Hutchins is a 23-year-old Massachusetts native who was on his first
deployment. His trial is slated to start July 23. Pvt. Tyler Jackson told the
nine-member jury that it was Hutchins who announced to the seven men he was
leading on a patrol the night of April 25 that he had a plan. If everyone
agreed, Jackson said Hutchins told his men, the squad would go to the home of
a suspected insurgent named Saleh Gowad, seize and kill him. The platoon had arrested
Gowad several weeks earlier, but learned he had been released from custody. Once they had Gowad, Jackson
said, the plan was to march him to the site of a previous roadside bombing,
shoot him and make it appear he had an AK-47 and was planting a bomb. And executing a man
considered an "HVI," or high value individual as the military
refers to suspected insurgents, wasn't something that caused much angst that
night, Jackson said. "Killing the number one
HVI in the area did not sound like a bad idea to me," he told the three
officers and six enlisted men hearing the case against Thomas.

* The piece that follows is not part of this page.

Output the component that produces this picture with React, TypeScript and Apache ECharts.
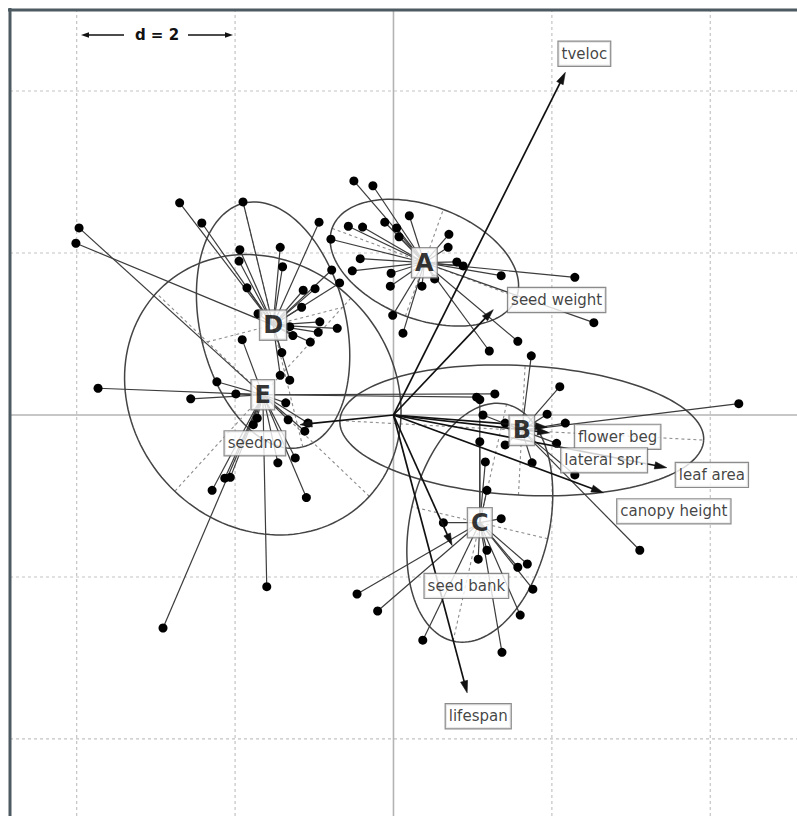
import React, { useEffect, useRef } from "react";
import * as echarts from "echarts";

// Row scores on PCA axes 1 and 2, grouped by class
const pointsA: [number, number][] = [
  [-0.5, 2.89], [-0.26, 2.83], [-0.57, 2.33], [-0.39, 2.32], [-0.11, 2.38], [0.04, 2.31],
  [0.07, 2.2], [0.2, 2.46], [0.7, 2.23], [0.69, 2.07], [-0.79, 2.17], [-0.42, 1.93],
  [0.8, 1.89], [0.88, 1.84], [-0.03, 1.75], [-0.04, 1.59], [0.36, 1.59], [0.52, 1.68],
  [1.36, 1.72], [2.29, 1.7], [2.53, 1.14], [1.57, 0.91], [1.21, 0.79], [-0.01, 1.23],
  [0.12, 1.01], [-0.52, 1.78],
];
const pointsB: [number, number][] = [
  [1.74, 0.73], [2.1, 0.35], [4.36, 0.14], [1.94, 0.01], [2.17, -0.1], [2.06, -0.35],
  [2.29, -0.74], [1.75, -0.59], [1.13, 0.0], [1.41, -0.1], [1.41, -0.37], [3.11, -1.67],
];
const pointsC: [number, number][] = [
  [0.63, -1.33], [1.36, -1.28], [1.07, -1.78], [1.18, -1.67], [1.57, -1.88], [1.69, -1.84],
  [1.76, -2.15], [1.6, -2.47], [1.37, -2.93], [0.37, -2.78], [-0.46, -2.21], [-0.2, -2.42],
  [1.09, -0.33], [1.16, -0.58], [1.18, -0.93], [1.09, 0.19],
];
const pointsD: [number, number][] = [
  [-2.7, 2.62], [-2.42, 2.37], [-4.01, 2.12], [-1.9, 2.63], [-1.94, 2.04], [-1.95, 1.9],
  [-1.85, 1.57], [-1.43, 2.07], [-1.4, 1.83], [-0.94, 2.38], [-1.14, 1.54], [-0.99, 1.56],
  [-1.16, 1.33], [-0.93, 1.15], [-0.95, 1.02], [-1.05, 0.9], [-0.71, 1.07], [-1.27, 0.98],
  [-1.31, 1.09], [-1.71, 1.25], [-0.78, 1.79], [-0.68, 1.63], [-1.41, 0.77], [-1.43, 0.49],
  [-1.31, 0.43],
];
const pointsE: [number, number][] = [
  [-3.97, 2.31], [-3.73, 0.33], [-2.56, 0.2], [-2.23, 0.41], [-1.99, 0.26], [-1.91, 0.93],
  [-1.72, -0.04], [-1.77, -0.12], [-2.13, -0.78], [-2.06, -0.77], [-2.29, -0.93], [-2.91, -2.63],
  [-1.6, -2.12], [-1.46, -0.59], [-1.24, -0.53], [-1.1, -1.02], [-1.36, 0.15], [-1.33, -0.06],
  [-1.08, -0.1], [-1.12, -0.2], [1.05, 0.22], [1.28, 0.26],
];

// Class centres
const classLabels = ["A", "B", "C", "D", "E"];
const classCentreX = [0.39, 1.62, 1.09, -1.52, -1.65];
const classCentreY = [1.88, -0.19, -1.33, 1.11, 0.25];

// Inertia ellipses: semi-axes and orientation (degrees)
const ellipseMajor = [1.24, 2.3, 1.5, 1.55, 1.84];
const ellipseMinor = [0.7, 0.8, 0.88, 0.92, 1.63];
const ellipseAngle = [-20, -3, 77, 104, 137];

// Variable loadings (arrows) and their label positions
const variableNames = [
  "tveloc", "seed weight", "flower beg", "lateral spr.", "leaf area",
  "canopy height", "seedno", "seed bank", "lifespan",
];
const arrowEndX = [2.17, 1.26, 1.94, 1.97, 3.45, 2.65, -1.18, 0.74, 0.93];
const arrowEndY = [4.23, 1.3, -0.15, -0.22, -0.65, -0.96, -0.12, -1.61, -3.43];
const labelPosX = [2.41, 2.06, 2.83, 2.66, 4.02, 3.54, -1.75, 0.92, 1.07];
const labelPosY = [4.46, 1.42, -0.27, -0.56, -0.74, -1.19, -0.35, -2.11, -3.72];

// Grid every d = 2
const gridTicks = [-4, -2, 0, 2, 4];

const X_MIN = -4.842;
const X_MAX = 5.095;
const Y_MIN = -4.951;
const Y_MAX = 5;

const groups = [pointsA, pointsB, pointsC, pointsD, pointsE];

export default function App() {
  const ref = useRef<HTMLDivElement>(null);

  useEffect(() => {
    if (!ref.current) return;
    const chart = echarts.init(ref.current, undefined, { renderer: "svg" });

    const gridData: number[][] = [];
    gridTicks.forEach((v) => {
      gridData.push([0, v]);
      gridData.push([1, v]);
    });

    const starData: number[][] = [];
    groups.forEach((pts, k) =>
      pts.forEach((p) => starData.push([p[0], p[1], classCentreX[k], classCentreY[k]]))
    );
    const allPoints = groups.flat();

    const ellipseData = classLabels.map((_, k) => [
      classCentreX[k], classCentreY[k], ellipseMajor[k], ellipseMinor[k], ellipseAngle[k],
    ]);

    const arrowData = arrowEndX.map((x, i) => [x, arrowEndY[i]]);

    const renderGrid = (_p: any, api: any) => {
      const orient = api.value(0);
      const v = api.value(1);
      const a = orient === 0 ? api.coord([v, Y_MIN]) : api.coord([X_MIN, v]);
      const b = orient === 0 ? api.coord([v, Y_MAX]) : api.coord([X_MAX, v]);
      const style =
        v === 0
          ? { stroke: "#b4b4b4", lineWidth: 1.6 }
          : { stroke: "#c4c4c4", lineWidth: 1.2, lineDash: [3, 3] };
      return { type: "line", shape: { x1: a[0], y1: a[1], x2: b[0], y2: b[1] }, style };
    };

    const renderEllipse = (_p: any, api: any) => {
      const cx = api.value(0);
      const cy = api.value(1);
      const a = api.value(2);
      const b = api.value(3);
      const th = (api.value(4) * Math.PI) / 180;
      const c = Math.cos(th);
      const s = Math.sin(th);
      const at = (u: number, w: number) => api.coord([cx + u * c - w * s, cy + u * s + w * c]);
      const pts: number[][] = [];
      for (let i = 0; i <= 144; i++) {
        const t = (i / 144) * Math.PI * 2;
        pts.push(at(a * Math.cos(t), b * Math.sin(t)));
      }
      const p1 = at(-a, 0);
      const p2 = at(a, 0);
      const q1 = at(0, -b);
      const q2 = at(0, b);
      const axisStyle = { stroke: "#8c8c8c", lineWidth: 1.1, lineDash: [3, 3] };
      return {
        type: "group",
        children: [
          { type: "line", shape: { x1: p1[0], y1: p1[1], x2: p2[0], y2: p2[1] }, style: axisStyle },
          { type: "line", shape: { x1: q1[0], y1: q1[1], x2: q2[0], y2: q2[1] }, style: axisStyle },
          { type: "polyline", shape: { points: pts }, style: { stroke: "#444", lineWidth: 1.5, fill: "none" } },
        ],
      };
    };

    const renderStar = (_p: any, api: any) => {
      const a = api.coord([api.value(0), api.value(1)]);
      const b = api.coord([api.value(2), api.value(3)]);
      return {
        type: "line",
        shape: { x1: a[0], y1: a[1], x2: b[0], y2: b[1] },
        style: { stroke: "#3c3c3c", lineWidth: 1.2 },
      };
    };

    const renderArrow = (_p: any, api: any) => {
      const o = api.coord([0, 0]);
      const e = api.coord([api.value(0), api.value(1)]);
      const dx = e[0] - o[0];
      const dy = e[1] - o[1];
      const len = Math.hypot(dx, dy);
      const ux = dx / len;
      const uy = dy / len;
      const hl = 12;
      const hw = 3.6;
      const bx = e[0] - ux * hl;
      const by = e[1] - uy * hl;
      return {
        type: "group",
        children: [
          { type: "line", shape: { x1: o[0], y1: o[1], x2: bx + ux * 2, y2: by + uy * 2 }, style: { stroke: "#111", lineWidth: 1.7 } },
          {
            type: "polygon",
            shape: { points: [[e[0], e[1]], [bx - uy * hw, by + ux * hw], [bx + uy * hw, by - ux * hw]] },
            style: { fill: "#111", stroke: "#111", lineWidth: 0.6 },
          },
        ],
      };
    };

    chart.setOption({
      animation: false,
      backgroundColor: "#ffffff",
      grid: { left: 10, top: 10, right: 0, bottom: 0, containLabel: false },
      xAxis: { type: "value", min: X_MIN, max: X_MAX, show: false },
      yAxis: { type: "value", min: Y_MIN, max: Y_MAX, show: false },
      series: [
        { type: "custom", name: "grid", silent: true, z: 1, clip: true, renderItem: renderGrid, data: gridData },
        { type: "custom", name: "ellipses", silent: true, z: 2, clip: true, renderItem: renderEllipse, data: ellipseData },
        { type: "custom", name: "stars", silent: true, z: 3, clip: true, renderItem: renderStar, data: starData },
        {
          type: "scatter",
          name: "rows",
          silent: true,
          z: 4,
          symbol: "circle",
          symbolSize: 9,
          itemStyle: { color: "#000", opacity: 1 },
          data: allPoints,
        },
        { type: "custom", name: "arrows", silent: true, z: 5, clip: true, renderItem: renderArrow, data: arrowData },
        {
          type: "scatter",
          name: "classes",
          silent: true,
          z: 6,
          symbolSize: 1,
          itemStyle: { color: "rgba(0,0,0,0)" },
          label: {
            show: true,
            position: "inside",
            formatter: "{b}",
            fontFamily: "DejaVu Sans",
            fontWeight: "bold",
            fontSize: 24,
            lineHeight: 24,
            color: "#000",
            backgroundColor: "#ffffff",
            borderColor: "#7a7a7a",
            borderWidth: 1.3,
            padding: [3, 3, 2, 3],
          },
          data: classLabels.map((n, k) => ({ name: n, value: [classCentreX[k], classCentreY[k]] })),
        },
        {
          type: "scatter",
          name: "variables",
          silent: true,
          z: 7,
          symbolSize: 1,
          itemStyle: { color: "rgba(0,0,0,0)" },
          label: {
            show: true,
            position: "inside",
            formatter: "{b}",
            fontFamily: "DejaVu Sans",
            fontSize: 15,
            lineHeight: 17,
            color: "#111",
            backgroundColor: "#ffffff",
            borderColor: "#6e6e6e",
            borderWidth: 1.2,
            padding: [4, 3, 3, 3],
          },
          data: variableNames.map((n, i) => ({ name: n, value: [labelPosX[i], labelPosY[i]] })),
        },
      ],
      graphic: [
        { type: "line", shape: { x1: 8, y1: 10, x2: 797, y2: 10 }, style: { stroke: "#4d5a62", lineWidth: 3 }, z: 20 },
        { type: "line", shape: { x1: 10, y1: 8, x2: 10, y2: 816 }, style: { stroke: "#4d5a62", lineWidth: 3 }, z: 20 },
        { type: "line", shape: { x1: 86, y1: 35, x2: 124, y2: 35 }, style: { stroke: "#111", lineWidth: 1.3 }, z: 20 },
        { type: "polygon", shape: { points: [[81, 35], [89, 32.3], [89, 37.7]] }, style: { fill: "#111" }, z: 20 },
        { type: "line", shape: { x1: 188, y1: 35, x2: 228, y2: 35 }, style: { stroke: "#111", lineWidth: 1.3 }, z: 20 },
        { type: "polygon", shape: { points: [[233, 35], [225, 32.3], [225, 37.7]] }, style: { fill: "#111" }, z: 20 },
        {
          type: "text",
          x: 157,
          y: 35,
          z: 20,
          style: {
            text: "d = 2",
            fontFamily: "DejaVu Sans",
            fontWeight: "bold",
            fontSize: 15,
            fill: "#111",
            textAlign: "center",
            textVerticalAlign: "middle",
          },
        },
      ],
    });

    return () => chart.dispose();
  }, []);

  return (
    <div
      ref={ref}
      style={{ position: "absolute", left: 0, top: 0, width: 797, height: 816, background: "#fff" }}
    />
  );
}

When Gowad wasn't home, the
squad decided to go to the home closest to his where they dragged the
sleeping Awad from his bed, Jackson said. They marched him out about 1,000
yards, bound his hands and feet, gagged him, then shot him, according to
Jackson and Bacos, who also testified Tuesday. They didn't know who Awad was
until told by investigators, they said. Like Jackson, Bacos said the
reason the men did not move against the plan was frustration. "It really made us
mad," Bacos said when asked by lead defense attorney Victor Kelley of
his reaction to Gowad's arrest. "We did all this work to find terrorists
and then they let them go." Thomas' attorneys say they
will call witnesses that will testify that post-traumatic stress disorder and
traumatic brain injury from exposures to bomb blasts during his three
deployments clouded his judgment. During opening statements
Monday, Maj. Haytham Faraj, one of Thomas' attorneys, said his client
honestly believed the plan to kill Gowad or any other Iraqi male the squad
could find constituted a lawful order. Thomas faces a mandatory
life prison sentence if two-thirds of the jury finds him guilty of
premeditated murder. He also is charged with conspiracy, making a false
official statement, larceny and housebreaking. The trial resumes at 8 a.m.